Marriage Moats- 1000 People

Published: Tue, 04/08/14

 
Marriage Moats

Caring for Marriage
1000 People
Image
Photo: Jenny Stein  
I signed up to be a volunteer for an event last weekend. Eben Alexander came to town to speak about his near death experience as a neuroscientist. A thousand people found seats in the auditorium and listened to his presentation which included two slides and one photograph. For a Harvard professor there was a paucity of statistics.

But his message had nothing to do with data. It had everything to do with reassurance. 

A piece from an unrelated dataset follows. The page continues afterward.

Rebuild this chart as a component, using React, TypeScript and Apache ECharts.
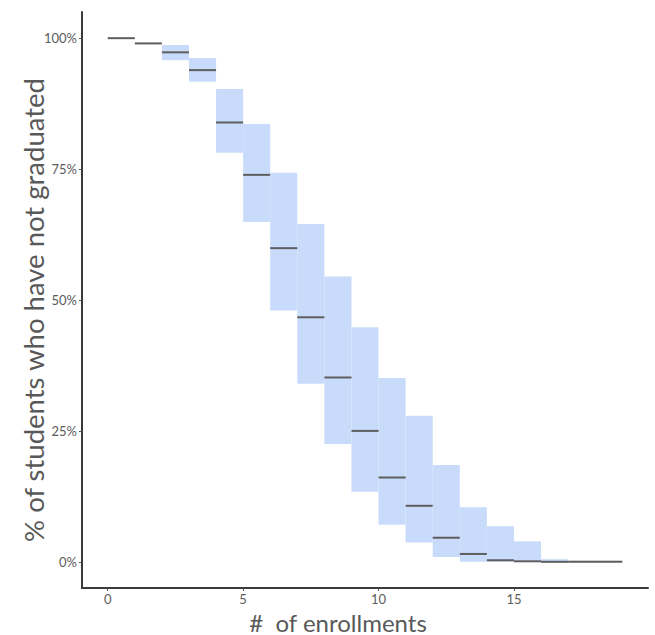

As a ticket taker I witnessed who took the time and twenty bucks to show up on a Sunday night. There were athletes, ministers, moms, grandparents, teenagers, fully engaged church goers and folks on the fringe of religion. All of them adore someone who is out of reach, and brought their private aches and curiosity. And there is one universal factor for each of us.

We all gunna die.

Last Saturday the life of a friend I sang with in high school was honored in Michigan. Five hundred people squeezed into the church and as many listened online. Clearly their connection to him was strong enough to truncate any plans they had previously made for the first warm Saturday in spring. Music and family were his signature devotions, and both were celebrated generously. 

Dr. Alexander bemoaned the inadequacy of words to capture what he had seen, felt, heard while in a meningitis induced coma for seven days. I get it. Words only go so far. I scrape the barrel for syllables to describe seeing my twins napping with three day old sleeping chicks cupped in their hands. Can I expect someone to be able to verbally escort me through the odyssey of peeking into the front door of eternity? 

Like a four year old trying to convey her love for her mother in a crooked construction paper heart on Mother's day, one would be foolish to assume that the container did that affection justice. All of us have been left wordless... by a concert, or a sunset, a kind gesture, or the fluttering eyelashes of a baby. 

I spoke with a friend just before the speech, who said that her marriage is in shambles. Yet she keeps hanging in there, perhaps for the same reason that Eben keeps getting on planes and my high school buddy kept strumming. 

There is another life that looks like the first flower after four months of blistering winds and heaps of gray snow.